La caída en desgracia de Saleh creó un vacío de poder que
ningún actor fue capaz de llenar. El nuevo presidente Abd Rabboh Mansur Hadi
carecía del carisma suficiente y de los respaldos necesarios para asentar su
autoridad. Desde el norte, los rebeldes de Ansar Allah, más conocidos como
húzies, aprovecharon el proceso constituyente para plantear sus
reivindicaciones de corte federalista, que contaban con un sólido respaldo
entre la minoría zaidí, una rama del Islam chií que representa el 30% de la población
y que ha sido sistemáticamente discriminada por el poder central. Ante la
debilidad presidencial, los húzies iniciaron una fulgurante expansión
territorial que les llevó a extender su autoridad desde su feudo norteño de
Saada hasta la propia capital Sanaa. Todo ello con el inestimable apoyo
ofrecido por Saleh y un sector del Ejército, algo que evidencia que no se trata
de una mera lucha sectaria.
Pero Ansar Allah no es el único actor no estatal que combate
en Yemen, ya que en el sur existe Al Hirak Al Yanubi, un grupo secesionista con
base en la costera ciudad de Adén que pretende independizarse del norte. El
país también cuenta con una relevante presencia de militantes yihadistas, en
particular de Al Qaeda en la Península Arábiga, que el pasado mes de enero
reivindicó el atentado contra el semanario satírico Charlie-Hebdo en París. Recientemente, el propio Estado Islámico ha
irrumpido con fuerza con los ataques contra varias mezquitas chiíes de la
capital que se saldaron con la muerte de 150 personas. Este cuadro quedaría
incompleto sin referirnos al Islah, la rama yemení de los Hermanos Musulmanes,
que cuenta con importantes respaldos sociales y que dirige un frente sunní
anti-húzi.
La caída de Sanaa en manos de los húzies el pasado verano
encendió todas las alarmas entre los vecinos del golfo Pérsico y, en
particular, Arabia Saudí, país que libra una guerra fría con Irán por la
hegemonía regional.
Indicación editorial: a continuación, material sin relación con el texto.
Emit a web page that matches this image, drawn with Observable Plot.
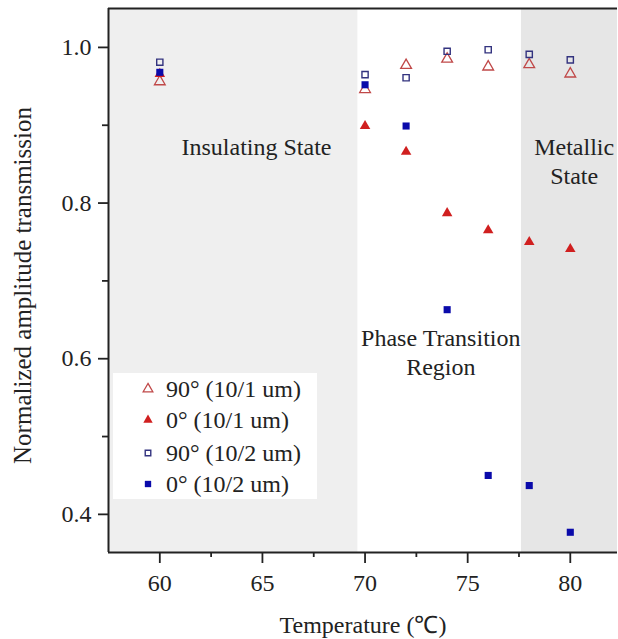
<!DOCTYPE html>
<html><head><meta charset="utf-8">
<script src="https://cdn.jsdelivr.net/npm/d3@7"></script>
<script src="https://cdn.jsdelivr.net/npm/@observablehq/plot@0.6"></script>
<style>
body{margin:0;background:#fff;}
#wrap{position:relative;width:618px;height:639px;font-family:"Liberation Serif","Times New Roman",serif;}
#legend{position:absolute;left:113px;top:373px;width:204px;height:126px;background:#fff;}
.row{position:absolute;left:0;height:30px;display:flex;align-items:center;font-size:24px;color:#222;white-space:nowrap;}
.row svg{margin-left:25px;margin-right:8px;}
</style></head><body><div id="wrap"><div id="legend"></div></div>
<script>
// ---- data ----
const temperatures = [60, 70, 72, 74, 76, 78, 80];
const open90_1um  = [0.956, 0.946, 0.977, 0.985, 0.975, 0.978, 0.966];
const solid0_1um  = [0.966, 0.899, 0.866, 0.787, 0.765, 0.750, 0.741];
const open90_2um  = [0.981, 0.965, 0.961, 0.995, 0.997, 0.991, 0.984];
const solid0_2um  = [0.968, 0.952, 0.899, 0.663, 0.450, 0.437, 0.377];
const seriesNames = ["90° (10/1 um)", "0° (10/1 um)", "90° (10/2 um)", "0° (10/2 um)"];
const xTicks = [60, 65, 70, 75, 80];
const xMinorTicks = [62.5, 67.5, 72.5, 77.5];
const yTicks = [0.4, 0.6, 0.8, 1.0];
const yMinorTicks = [0.5, 0.7, 0.9];
const regionStarts = [57.5, 77.62];
const regionEnds = [69.65, 82.3];
const regionFills = ["#efefef", "#e6e6e6"];
const annotationText = ["Insulating State", "Metallic\nState", "Phase Transition\nRegion"];
const annotationX = [64.71, 80.19, 73.69];
const annotationY = [0.874, 0.8545, 0.6096];

// ---- build tables ----
const styles = [
  {symbol: "triangle", fill: "none", stroke: "#c04848", r: 4.0, sw: 1.3},
  {symbol: "triangle", fill: "#d01f1f", stroke: "none", r: 3.9, sw: 0},
  {symbol: "square", fill: "none", stroke: "#33337f", r: 3.5, sw: 1.4},
  {symbol: "square", fill: "#0a0aaa", stroke: "none", r: 4.0, sw: 0}
];
const allValues = [open90_1um, solid0_1um, open90_2um, solid0_2um];
const seriesRows = allValues.map(vals => temperatures.map((t, i) => ({t, v: vals[i]})));
const regions = regionStarts.map((s, i) => ({x1: s, x2: regionEnds[i], fill: regionFills[i]}));
const annotations = annotationText.map((text, i) => ({text, x: annotationX[i], y: annotationY[i]}));

const xDomain = [57.5, 82.3];
const yDomain = [0.351, 1.05];
const ink = "#222";

const chart = Plot.plot({
  width: 618, height: 639,
  marginLeft: 108, marginRight: 1, marginTop: 8, marginBottom: 87,
  x: {domain: xDomain},
  y: {domain: yDomain},
  style: {fontFamily: '"Liberation Serif","Times New Roman",serif', fontSize: "24px", color: ink, background: "#fff"},
  marks: [
    Plot.rect(regions, {x1: "x1", x2: "x2", fill: "fill"}),
    Plot.axisX({ticks: xTicks, tickSize: 11, tickPadding: 10, tickFormat: d => d, fontSize: 24, label: null, strokeWidth: 1.8}),
    Plot.axisX({ticks: xMinorTicks, tickSize: 5, tickFormat: () => "", label: null, strokeWidth: 1.8}),
    Plot.axisY({ticks: yTicks, tickSize: 10, tickPadding: 7, tickFormat: d3.format(".1f"), fontSize: 24, label: null, strokeWidth: 1.8}),
    Plot.axisY({ticks: yMinorTicks, tickSize: 6, tickFormat: () => "", label: null, strokeWidth: 1.8}),
    Plot.ruleX([xDomain[0]], {stroke: ink, strokeWidth: 2}),
    Plot.ruleY(yDomain, {stroke: ink, strokeWidth: 2}),
    Plot.text(annotations, {x: "x", y: "y", text: "text", fontSize: 24, lineHeight: 1.2, fill: ink}),
    ...seriesRows.map((rows, i) => Plot.dot(rows, {
      x: "t", y: "v", symbol: styles[i].symbol, r: styles[i].r,
      fill: styles[i].fill, stroke: styles[i].stroke, strokeWidth: styles[i].sw
    })),
    Plot.text(["Temperature (℃)"], {text: d => d, frameAnchor: "bottom", textAnchor: "middle", dy: 80, fontSize: 24, fill: ink}),
    Plot.text(["Normalized amplitude transmission"], {text: d => d, frameAnchor: "left", textAnchor: "middle", dx: -86, dy: 5, rotate: -90, fontSize: 25, fill: ink})
  ]
});
const wrap = document.getElementById("wrap");
wrap.insertBefore(chart, wrap.firstChild);

// ---- legend ----
const legend = document.getElementById("legend");
const rowTops = [1, 32, 65, 96];
seriesNames.forEach((name, i) => {
  const st = styles[i];
  const row = document.createElement("div");
  row.className = "row";
  row.style.top = rowTops[i] + "px";
  const sym = st.symbol === "triangle" ? d3.symbolTriangle : d3.symbolSquare;
  const path = d3.symbol(sym, st.r * st.r * Math.PI * 0.8)();
  row.innerHTML = `<svg width="20" height="20" viewBox="-10 -10 20 20"><path d="${path}" fill="${st.fill}" stroke="${st.stroke}" stroke-width="${st.sw}"/></svg><span>${name}</span>`;
  legend.appendChild(row);
});
</script>
</body></html>
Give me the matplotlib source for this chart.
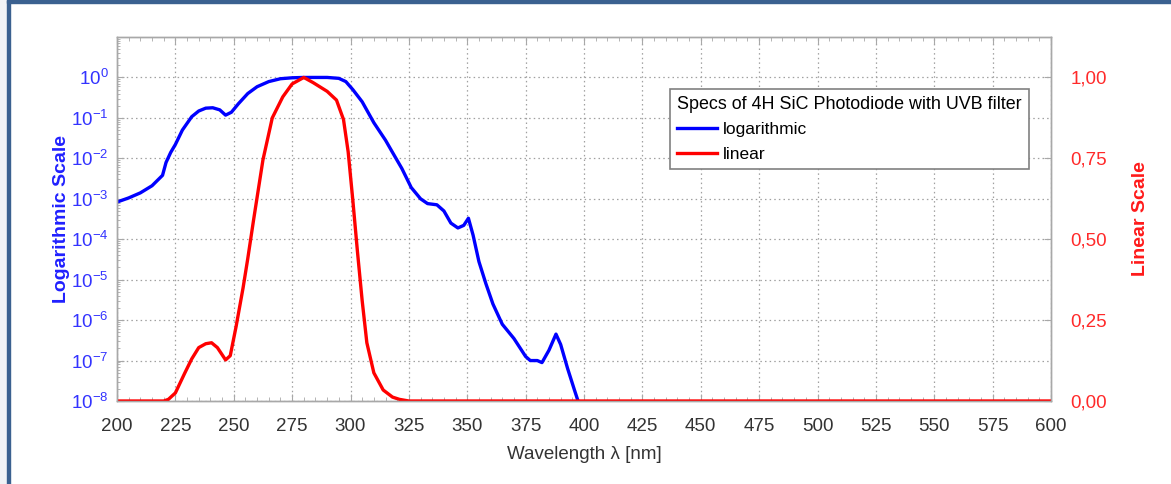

La captura del palacio presidencial y la disolución de
gobierno fueron seguidas de la huida del presidente Hadi a Adén y el avance
húzi hacia dicha ciudad, gota que colmó el vaso. Arabia Saudí interpretó
entonces que el país no podía quedar bajo el control de una minoría chií
próxima a Irán, por lo que activó una coalición integrada por los miembros del Consejo
de Cooperación de Golfo (a excepción de Omán) y otros aliados del bloque árabe
conservador (entre ellos Egipto, Jordania, Marruecos y Sudán). El 25 de marzo
se lanzaron los primeros ataques aéreos contra los húzies en el marzo de la
operación Tormenta Decisiva y, en la actualidad, no se descarta una invasión
terrestre si las circunstancias lo aconsejaran.
Yemen se ha convertido, por lo tanto, en un nuevo frente de
la guerra fría que Arabia Saudí e Irán libran por el control de la región y que
tiene en Siria e Irak otros de sus escenarios. En realidad, esta tensión
saudí-iraní no es nueva, sino que arranca prácticamente con la misma Revolución
Islámica en 1979 que consagra en el poder a una corriente chií revolucionaria y
antiimperialista que supone una evidente amenaza para la vertiente wahhabí
ultraconservadora y aliada de EEUU representada por Arabia Saudí.
Este enfrentamiento se intensificó a consecuencia de la
invasión de Irak en 2003 y de la nefasta gestión posterior, que encendió la
llama del sectarismo en toda la región. El progresivo distanciamiento de
Oriente Medio por parte de EEUU ha creado un enorme vacío de poder que ha sido
llenado por Irán y Arabia Saudí. Mientras que la primera ha sido capaz de
extender su influencia a Líbano, Siria, Irak y, ahora, Yemen, la segunda no ha
dejado de ceder terreno. El reciente acuerdo entre EEUU (y el resto de
integrantes de G5+1) e Irán para frenar el programa nuclear a cambio de
levantar las sanciones evidencia que Irán es una potencia en ascenso cuya intervención
es clave para estabilizar la zona, mientras que Arabia Saudí corre el riesgo de
quedar relegada a un segundo plano, algo a lo que no se resignará fácilmente
tal y como demuestra su intervención en Yemen.